Charts and diagrams as code:
::::::::::

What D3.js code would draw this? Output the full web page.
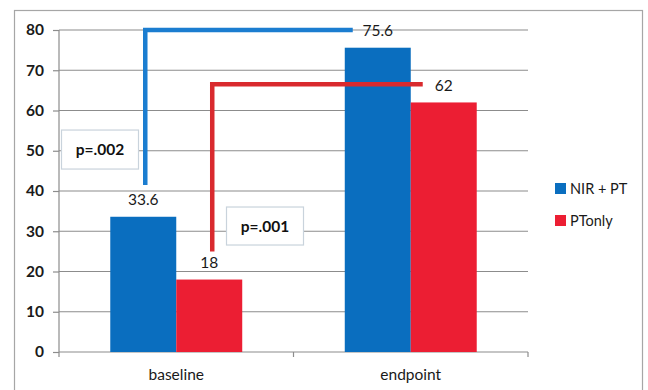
<!DOCTYPE html>
<html>
<head>
<meta charset="utf-8">
<script src="https://cdn.jsdelivr.net/npm/d3@7"></script>
<style>
  html, body { margin: 0; padding: 0; background: #fff; }
  svg { display: block; font-family: Lato, "Open Sans", sans-serif; }
</style>
</head>
<body>
<svg id="chart" width="648" height="390"></svg>
<script>
// Categories, series and values
const categories = ["baseline", "endpoint"];
const seriesNames = ["NIR + PT", "PTonly"];
const nirPT = [33.6, 75.6];
const ptOnly = [18, 62];
const yTicks = [0, 10, 20, 30, 40, 50, 60, 70, 80];
const pLabels = ["p=.002", "p=.001"];

const colors = ["#0a6ebf", "#ec1e33"];
const lineColors = ["#1b7dd0", "#d92a2e"];

const svg = d3.select("#chart");

// Outer chart frame
svg.append("rect")
  .attr("x", 14.5).attr("y", 10.5)
  .attr("width", 628).attr("height", 400)
  .attr("fill", "#fff")
  .attr("stroke", "#a6a6a6").attr("stroke-width", 1.2);

const plotLeft = 59, plotRight = 528, plotTop = 30, plotBottom = 352;

const x = d3.scaleBand().domain(categories).range([plotLeft, plotRight]).padding(0);
const xs = d3.scaleBand().domain(seriesNames).range([0, x.bandwidth()])
  .paddingInner(0).paddingOuter(0.777);
const y = d3.scaleLinear().domain([0, 80]).range([plotBottom, plotTop]);

// Horizontal gridlines
svg.append("g").selectAll("line")
  .data(yTicks.filter(d => d > 0))
  .join("line")
  .attr("x1", plotLeft).attr("x2", plotRight)
  .attr("y1", d => y(d)).attr("y2", d => y(d))
  .attr("stroke", "#8c8c8c").attr("stroke-width", 1.2);

// Y axis
const yAxis = svg.append("g")
  .attr("transform", `translate(${plotLeft},0)`)
  .call(d3.axisLeft(y).tickValues(yTicks).tickSize(6).tickPadding(9));
yAxis.selectAll("path, line").attr("stroke", "#8c8c8c").attr("stroke-width", 1.2);
yAxis.select(".domain").attr("d", `M0,${plotTop}V${plotBottom}`);
yAxis.selectAll("text")
  .attr("font-size", 15.5).attr("font-weight", "bold")
  .attr("fill", "#1a1a1a")
  .attr("font-family", "Lato, 'Open Sans', sans-serif");

// X axis with category dividers
const xAxis = svg.append("g")
  .attr("transform", `translate(0,${plotBottom})`);
xAxis.append("line")
  .attr("x1", plotLeft).attr("x2", plotRight)
  .attr("stroke", "#8c8c8c").attr("stroke-width", 1.2);
const dividers = [plotLeft, ...categories.map(c => x(c) + x.bandwidth())];
xAxis.selectAll(".div")
  .data(dividers)
  .join("line")
  .attr("class", "div")
  .attr("x1", d => d).attr("x2", d => d)
  .attr("y1", 0).attr("y2", 5)
  .attr("stroke", "#8c8c8c").attr("stroke-width", 1.2);
xAxis.selectAll("text")
  .data(categories)
  .join("text")
  .attr("x", d => x(d) + x.bandwidth() / 2)
  .attr("y", 28)
  .attr("text-anchor", "middle")
  .attr("font-size", 15.5)
  .attr("fill", "#1a1a1a")
  .text(d => d);

// Bars
const series = [nirPT, ptOnly];
const barData = [];
series.forEach((vals, si) => {
  vals.forEach((v, ci) => barData.push({ s: seriesNames[si], si, c: categories[ci], v }));
});
const barX = d => x(d.c) + xs(d.s);

svg.append("g").selectAll("rect")
  .data(barData)
  .join("rect")
  .attr("x", barX)
  .attr("y", d => y(d.v))
  .attr("width", xs.bandwidth())
  .attr("height", d => y(0) - y(d.v))
  .attr("fill", d => colors[d.si]);

// Value labels
svg.append("g").selectAll("text")
  .data(barData)
  .join("text")
  .attr("x", d => barX(d) + xs.bandwidth() / 2)
  .attr("y", d => y(d.v) - 11.5)
  .attr("text-anchor", "middle")
  .attr("font-size", 15.5)
  .attr("fill", "#1a1a1a")
  .text(d => d.v);

// Significance brackets: rise from the baseline bar, run over to the endpoint label
const brackets = [
  { si: 0, from: 41.5, to: 80, dx: 2, endGap: 25 },
  { si: 1, from: 25, to: 66.5, dx: 3, endGap: 21 }
];
svg.append("g").selectAll("path")
  .data(brackets)
  .join("path")
  .attr("d", b => {
    const x0 = x(categories[0]) + xs(seriesNames[b.si]) + xs.bandwidth() / 2 + b.dx;
    const x1 = x(categories[1]) + xs(seriesNames[b.si]) + xs.bandwidth() / 2 - b.endGap;
    return `M${x0},${y(b.from)}V${y(b.to)}H${x1}`;
  })
  .attr("fill", "none")
  .attr("stroke", b => lineColors[b.si])
  .attr("stroke-width", 4.5)
  .attr("stroke-linejoin", "miter");

// p-value boxes
const pBoxes = [
  { text: pLabels[0], cx: 100, cy: 50.3, w: 77, h: 39 },
  { text: pLabels[1], cx: 265, cy: 31.3, w: 77, h: 38 }
];
const pg = svg.append("g").selectAll("g")
  .data(pBoxes)
  .join("g");
pg.append("rect")
  .attr("x", d => d.cx - d.w / 2)
  .attr("y", d => y(d.cy) - d.h / 2)
  .attr("width", d => d.w).attr("height", d => d.h)
  .attr("fill", "#fff")
  .attr("stroke", "#c9d3dc").attr("stroke-width", 1.2);
pg.append("text")
  .attr("x", d => d.cx)
  .attr("y", d => y(d.cy) + 5.5)
  .attr("text-anchor", "middle")
  .attr("font-size", 15.5).attr("font-weight", "bold")
  .attr("fill", "#111")
  .text(d => d.text);

// Legend
const legend = svg.append("g").selectAll("g")
  .data(seriesNames)
  .join("g")
  .attr("transform", (d, i) => `translate(555,${183 + i * 32})`);
legend.append("rect")
  .attr("width", 11).attr("height", 11)
  .attr("fill", (d, i) => colors[i]);
legend.append("text")
  .attr("x", 15).attr("y", 11)
  .attr("font-size", 14.5)
  .attr("fill", "#1a1a1a")
  .text(d => d);
</script>
</body>
</html>
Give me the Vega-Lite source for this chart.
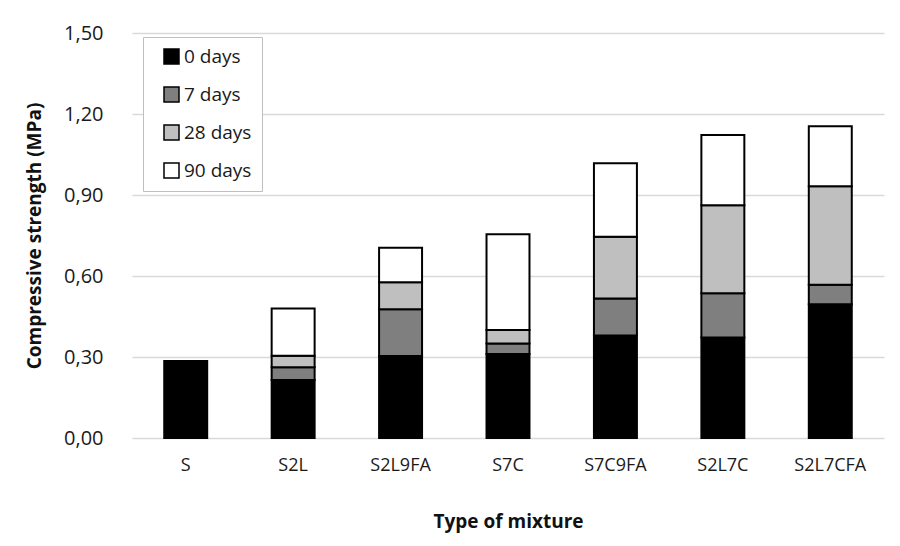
{
  "$schema": "https://vega.github.io/schema/vega-lite/v6.json",
  "width": 752,
  "height": 405,
  "autosize": {"type": "none"},
  "padding": {"left": 132, "top": 33, "right": 16, "bottom": 108},
  "background": "white",
  "data": {
    "values": [
      {"mixture": "S", "age": "0 days", "days": 0, "strength": 0.285},
      {"mixture": "S2L", "age": "0 days", "days": 0, "strength": 0.215},
      {"mixture": "S2L", "age": "7 days", "days": 7, "strength": 0.047},
      {"mixture": "S2L", "age": "28 days", "days": 28, "strength": 0.043},
      {"mixture": "S2L", "age": "90 days", "days": 90, "strength": 0.175},
      {"mixture": "S2L9FA", "age": "0 days", "days": 0, "strength": 0.304},
      {"mixture": "S2L9FA", "age": "7 days", "days": 7, "strength": 0.173},
      {"mixture": "S2L9FA", "age": "28 days", "days": 28, "strength": 0.1},
      {"mixture": "S2L9FA", "age": "90 days", "days": 90, "strength": 0.128},
      {"mixture": "S7C", "age": "0 days", "days": 0, "strength": 0.311},
      {"mixture": "S7C", "age": "7 days", "days": 7, "strength": 0.039},
      {"mixture": "S7C", "age": "28 days", "days": 28, "strength": 0.05},
      {"mixture": "S7C", "age": "90 days", "days": 90, "strength": 0.355},
      {"mixture": "S7C9FA", "age": "0 days", "days": 0, "strength": 0.38},
      {"mixture": "S7C9FA", "age": "7 days", "days": 7, "strength": 0.137},
      {"mixture": "S7C9FA", "age": "28 days", "days": 28, "strength": 0.228},
      {"mixture": "S7C9FA", "age": "90 days", "days": 90, "strength": 0.273},
      {"mixture": "S2L7C", "age": "0 days", "days": 0, "strength": 0.372},
      {"mixture": "S2L7C", "age": "7 days", "days": 7, "strength": 0.164},
      {"mixture": "S2L7C", "age": "28 days", "days": 28, "strength": 0.326},
      {"mixture": "S2L7C", "age": "90 days", "days": 90, "strength": 0.26},
      {"mixture": "S2L7CFA", "age": "0 days", "days": 0, "strength": 0.495},
      {"mixture": "S2L7CFA", "age": "7 days", "days": 7, "strength": 0.073},
      {"mixture": "S2L7CFA", "age": "28 days", "days": 28, "strength": 0.364},
      {"mixture": "S2L7CFA", "age": "90 days", "days": 90, "strength": 0.223}
    ]
  },
  "mark": {"type": "bar", "stroke": "black", "strokeWidth": 2},
  "encoding": {
    "x": {
      "field": "mixture",
      "type": "nominal",
      "sort": ["S", "S2L", "S2L9FA", "S7C", "S7C9FA", "S2L7C", "S2L7CFA"],
      "scale": {"paddingInner": 0.6, "paddingOuter": 0.3},
      "axis": {
        "title": "Type of mixture",
        "labelAngle": 0,
        "labelFontSize": 18,
        "ticks": false,
        "domain": false,
        "labelPadding": 18,
        "titlePadding": 38
      }
    },
    "y": {
      "field": "strength",
      "type": "quantitative",
      "stack": "zero",
      "scale": {"domain": [0, 1.5], "nice": false},
      "axis": {
        "title": "Compressive strength (MPa)",
        "values": [0, 0.3, 0.6, 0.9, 1.2, 1.5],
        "labelExpr": "replace(format(datum.value, '.2f'), '.', ',')",
        "labelFontSize": 20,
        "ticks": false,
        "domain": false,
        "grid": true,
        "labelPadding": 29,
        "titlePadding": 19
      }
    },
    "color": {
      "field": "age",
      "type": "nominal",
      "sort": ["0 days", "7 days", "28 days", "90 days"],
      "scale": {
        "domain": ["0 days", "7 days", "28 days", "90 days"],
        "range": ["#000000", "#7f7f7f", "#bfbfbf", "#ffffff"]
      },
      "legend": {
        "title": null,
        "orient": "none",
        "legendX": 11,
        "legendY": 4,
        "padding": 10,
        "strokeColor": "#bfbfbf",
        "fillColor": "white",
        "symbolType": "square",
        "symbolSize": 225,
        "symbolOffset": 9,
        "symbolStrokeColor": "black",
        "symbolStrokeWidth": 1.5,
        "labelOffset": 3,
        "rowPadding": 17,
        "labelFontSize": 19,
        "labelFont": "Open Sans",
        "labelColor": "#1a1a1a"
      }
    },
    "order": {"field": "days", "type": "quantitative", "sort": "ascending"}
  },
  "config": {
    "view": {"stroke": null},
    "axis": {
      "labelFont": "Open Sans",
      "titleFont": "Open Sans",
      "titleFontSize": 19,
      "labelColor": "#1a1a1a",
      "titleColor": "#111",
      "titleFontWeight": "bold",
      "gridColor": "#d9d9d9",
      "gridWidth": 1.5
    }
  }
}
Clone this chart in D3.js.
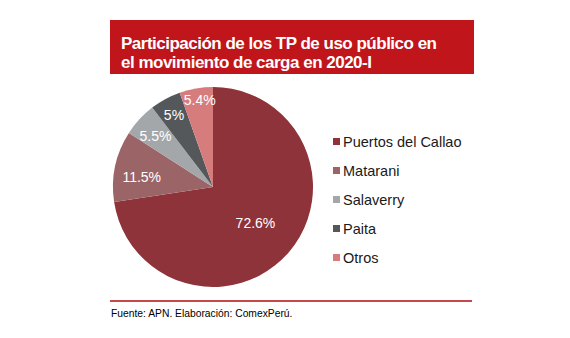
<!DOCTYPE html>
<html>

<head>
	<meta charset="utf-8">
	<title>Participación TP uso público 2020-I</title>
	<script src="https://cdn.jsdelivr.net/npm/d3@7/dist/d3.min.js"></script>
	<style>
		body { margin: 0; background: #fff; }
		svg { font-family: "Liberation Sans", Arial, sans-serif; }
	</style>
</head>

<body>
	<svg id="chart" width="570" height="338"></svg>

	<script>
		// puertos y participación (%) en el movimiento de carga
		var puertos = ['Puertos del Callao', 'Matarani', 'Salaverry', 'Paita', 'Otros'];
		var participacion = [72.6, 11.5, 5.5, 5, 5.4];
		var colores = ['#8e3339', '#9b6567', '#a4a7aa', '#55585a', '#d77c7d'];

		var titulo = ['Participación de los TP de uso público en', 'el movimiento de carga en 2020-I'];
		var fuente = 'Fuente: APN. Elaboración: ComexPerú.';

		var svg = d3.select('#chart');

		// cabecera roja con el título
		svg.append('rect')
			.attr('x', 110).attr('y', 20)
			.attr('width', 364).attr('height', 54)
			.attr('fill', '#bf151b');

		svg.append('g').selectAll('text')
			.data(titulo)
			.enter()
			.append('text')
			.attr('x', 121)
			.attr('y', (d, i) => 49 + i * 19)
			.attr('fill', '#fff')
			.attr('font-size', '17px')
			.attr('font-weight', 'bold')
			.attr('letter-spacing', '-0.5px')
			.text(d => d);

		// torta
		var cx = 213, cy = 187, r = 100;
		var data = puertos.map((p, i) => ({ puerto: p, valor: participacion[i] }));

		var color = d3.scaleOrdinal().domain(puertos).range(colores);

		var pie = d3.pie().value(d => d.valor).sort(null);
		var arc = d3.arc().innerRadius(0).outerRadius(r);

		var g = svg.append('g').attr('transform', `translate(${cx},${cy})`);
		var arcs = pie(data);

		g.selectAll('path')
			.data(arcs)
			.enter()
			.append('path')
			.attr('d', arc)
			.attr('fill', d => color(d.data.puerto));

		// etiquetas dentro de cada sector (radio y desvío angular en grados)
		var radiosEtiqueta = [56, 72, 77, 82, 88];
		var desvioEtiqueta = [0, -4, -1, 0, 1];
		g.selectAll('.etiqueta')
			.data(arcs)
			.enter()
			.append('text')
			.attr('class', 'etiqueta')
			.attr('transform', (d, i) => {
				var a = (d.startAngle + d.endAngle) / 2 + desvioEtiqueta[i] * Math.PI / 180;
				var rr = radiosEtiqueta[i];
				return `translate(${Math.sin(a) * rr},${-Math.cos(a) * rr})`;
			})
			.attr('text-anchor', 'middle')
			.attr('dy', '0.35em')
			.attr('fill', '#fff')
			.attr('font-size', '14px')
			.text(d => d.data.valor + '%');

		// leyenda
		var leyenda = svg.append('g').selectAll('g')
			.data(puertos)
			.enter()
			.append('g')
			.attr('transform', (d, i) => `translate(333,${142 + i * 29})`);

		leyenda.append('rect')
			.attr('x', 0).attr('y', -4)
			.attr('width', 7).attr('height', 7)
			.attr('fill', d => color(d));

		leyenda.append('text')
			.attr('x', 10)
			.attr('dy', '0.35em')
			.attr('fill', '#1a1a1a')
			.attr('font-size', '14.5px')
			.text(d => d);

		// línea inferior y fuente
		svg.append('line')
			.attr('x1', 110).attr('x2', 472)
			.attr('y1', 301).attr('y2', 301)
			.attr('stroke', '#c8474a')
			.attr('stroke-width', 2);

		svg.append('text')
			.attr('x', 111).attr('y', 317)
			.attr('fill', '#000')
			.attr('font-size', '10.3px')
			.text(fuente);
	</script>
</body>

</html>
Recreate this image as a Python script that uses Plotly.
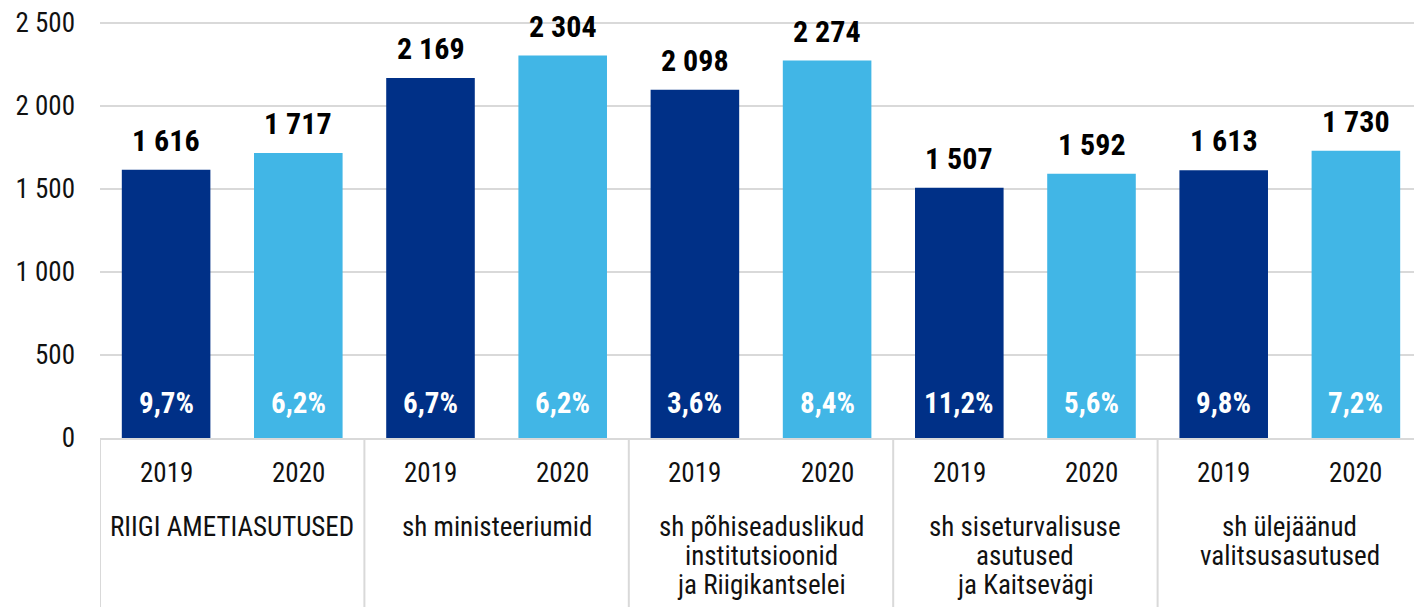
import plotly.graph_objects as go

groups = [
    ["RIIGI AMETIASUTUSED"],
    ["sh ministeeriumid"],
    ["sh põhiseaduslikud", "institutsioonid", "ja Riigikantselei"],
    ["sh siseturvalisuse", "asutused", "ja Kaitsevägi"],
    ["sh ülejäänud", "valitsusasutused"],
]
years = ["2019", "2020"]
values_2019 = [1616, 2169, 2098, 1507, 1613]
values_2020 = [1717, 2304, 2274, 1592, 1730]
pct_2019 = ["9,7%", "6,7%", "3,6%", "11,2%", "9,8%"]
pct_2020 = ["6,2%", "6,2%", "8,4%", "5,6%", "7,2%"]
y_ticks = [0, 500, 1000, 1500, 2000, 2500]

FONT = "Roboto Condensed, Liberation Sans Narrow, DejaVu Sans Condensed, Roboto, sans-serif"
DARK = "#003087"
LIGHT = "#41B6E6"
GREY = "#D9D9D9"

xs, vals, pcts, colors, yrs = [], [], [], [], []
for gi, (v19, v20, p19, p20) in enumerate(zip(values_2019, values_2020, pct_2019, pct_2020)):
    for k, (yr, v, p, c) in enumerate(((years[0], v19, p19, DARK), (years[1], v20, p20, LIGHT))):
        xs.append(gi * len(years) + k)
        vals.append(v)
        pcts.append(p)
        colors.append(c)
        yrs.append(yr)

fig = go.Figure()
fig.add_trace(go.Bar(
    x=xs, y=vals, marker_color=colors, marker_line_width=0,
    hoverinfo="skip", showlegend=False,
))

annotations = []
shapes = []
for x, v, p, yr in zip(xs, vals, pcts, yrs):
    annotations.append(dict(
        x=x, xref="x", y=v, yref="y", text=f"{v:,}".replace(",", " "),
        showarrow=False, yanchor="bottom", yshift=10,
        font=dict(family=FONT, size=30, color="#000000", weight="bold"),
    ))
    annotations.append(dict(
        x=x, xref="x", y=0, yref="y", text=p,
        showarrow=False, yanchor="middle", yshift=35,
        font=dict(family=FONT, size=29, color="#FFFFFF", weight="bold"),
    ))
    annotations.append(dict(
        x=x, xref="x", y=0, yref="paper", text=yr,
        showarrow=False, yanchor="middle", yshift=-35,
        font=dict(family=FONT, size=27, color="#111111"),
    ))

n = len(years)
for gi, lines in enumerate(groups):
    center = gi * n + (n - 1) / 2
    for j, line in enumerate(lines):
        annotations.append(dict(
            x=center, xref="x", y=0, yref="paper", text=line,
            showarrow=False, yanchor="middle", yshift=-89 - 29 * j,
            font=dict(family=FONT, size=27, color="#111111"),
        ))
for b in range(len(groups) + 1):
    xb = b * n - 0.5
    shapes.append(dict(
        type="line", xref="x", yref="paper", x0=xb, x1=xb, y0=0, y1=-0.5,
        line=dict(color=GREY, width=2), layer="below",
    ))

fig.update_layout(
    width=1422, height=607,
    margin=dict(l=92, r=8, t=12, b=177),
    plot_bgcolor="white", paper_bgcolor="white",
    font=dict(family=FONT, size=27, color="#111111"),
    bargap=0.33,
    separators=", ",
    annotations=annotations,
    shapes=shapes,
    xaxis=dict(
        range=[-0.5, len(xs) - 0.5], automargin=False,
        showline=True, linecolor=GREY, linewidth=2,
        showgrid=False, zeroline=False, showticklabels=False, ticks="",
        fixedrange=True,
    ),
    yaxis=dict(
        range=[0, 2518], tickmode="array", tickvals=y_ticks, tickformat=",d",
        automargin=False,
        showgrid=True, gridcolor=GREY, gridwidth=2,
        zeroline=False, showline=False,
        tickfont=dict(size=27, color="#111111"),
        ticklabelstandoff=24, ticklabeloverflow="allow",
        fixedrange=True,
    ),
)

fig.write_html("out.html")
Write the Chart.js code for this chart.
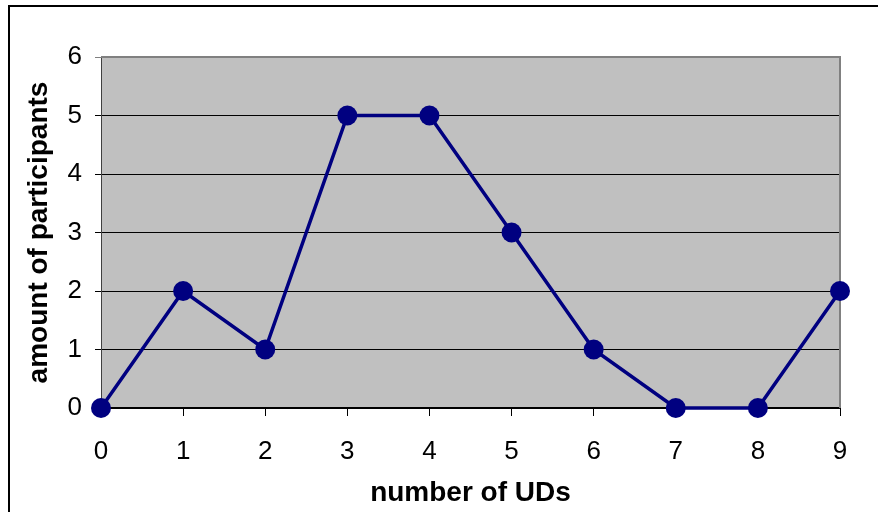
<!DOCTYPE html>
<html>
<head>
<meta charset="utf-8">
<script src="https://cdn.jsdelivr.net/npm/chart.js@4/dist/chart.umd.min.js"></script>
<style>
  html, body { margin: 0; padding: 0; background: #fff; }
  #wrap { width: 878px; height: 512px; position: relative; }
</style>
</head>
<body>
<div id="wrap"><canvas id="chart" width="878" height="512"></canvas></div>
<script>
// dados
const udCounts = ['0', '1', '2', '3', '4', '5', '6', '7', '8', '9'];
const participants = [0, 2, 1, 5, 5, 3, 1, 0, 0, 2];
const yTicks = [0, 1, 2, 3, 4, 5, 6];

const font = 'Liberation Sans, Arial, sans-serif';

// fundo cinza da área do gráfico + moldura externa
const plotBackground = {
    id: 'plotBackground',
    beforeDraw(chart) {
        const { ctx, chartArea: a } = chart;
        ctx.save();
        ctx.fillStyle = '#c0c0c0';
        ctx.fillRect(a.left, a.top, a.right - a.left, a.bottom - a.top);
        // moldura da figura (esquerda e topo)
        ctx.strokeStyle = '#000';
        ctx.lineWidth = 2;
        ctx.beginPath();
        ctx.moveTo(9, 512);
        ctx.lineTo(9, 6);
        ctx.lineTo(878, 6);
        ctx.stroke();
        ctx.restore();
    },
    beforeDatasetsDraw(chart) {
        const { ctx, chartArea: a } = chart;
        ctx.save();
        ctx.strokeStyle = '#808080';
        ctx.lineWidth = 2;
        ctx.beginPath();
        ctx.moveTo(a.left, a.top);
        ctx.lineTo(a.right, a.top);
        ctx.lineTo(a.right, a.bottom);
        ctx.stroke();
        ctx.restore();
    }
};

new Chart(document.getElementById('chart'), {
    type: 'line',
    data: {
        labels: udCounts,
        datasets: [{
            data: participants,
            borderColor: '#000080',
            backgroundColor: '#000080',
            borderWidth: 3.5,
            pointRadius: 10,
            pointHoverRadius: 10,
            pointBorderWidth: 0,
            tension: 0,
            clip: false
        }]
    },
    options: {
        responsive: false,
        animation: false,
        events: [],
        layout: { padding: { left: 0, top: 57, right: 38, bottom: 0 } },
        plugins: {
            legend: { display: false },
            tooltip: { enabled: false }
        },
        scales: {
            x: {
                offset: false,
                afterFit: (scale) => { scale.height = 104; },
                grid: {
                    drawOnChartArea: false,
                    drawTicks: true,
                    tickLength: 8,
                    color: '#000'
                },
                border: { color: '#000', width: 2 },
                ticks: {
                    color: '#000',
                    padding: 20,
                    maxRotation: 0,
                    font: { family: font, size: 26 }
                },
                title: {
                    display: true,
                    text: 'number of UDs',
                    color: '#000',
                    padding: { top: 2, bottom: 2 },
                    font: { family: font, size: 28, weight: 'bold' }
                }
            },
            y: {
                min: 0,
                max: 6,
                afterFit: (scale) => { scale.width = 101; },
                afterBuildTicks: (scale) => { scale.ticks = yTicks.map(v => ({ value: v })); },
                grid: {
                    color: (c) => c.tick && c.tick.value === 6 ? '#808080' : '#000',
                    lineWidth: 1,
                    tickLength: 6
                },
                border: { color: '#404040', width: 1 },
                ticks: {
                    color: '#000',
                    padding: 13,
                    font: { family: font, size: 26 }
                },
                title: {
                    display: true,
                    text: 'amount of participants',
                    color: '#000',
                    padding: { top: 22, bottom: 4 },
                    font: { family: font, size: 28, weight: 'bold' }
                }
            }
        }
    },
    plugins: [plotBackground]
});
</script>
</body>
</html>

::::::::::

Problem details
Copy every line of the records above that contains "this".

Finished answer
What D3.js code would draw this? Output the full web page.
Give me the Vega-Lite source for this chart.
Clone this chart in D3.js.
Recreate this image as a Python script that uses Plotly.
Write the Chart.js code for this chart.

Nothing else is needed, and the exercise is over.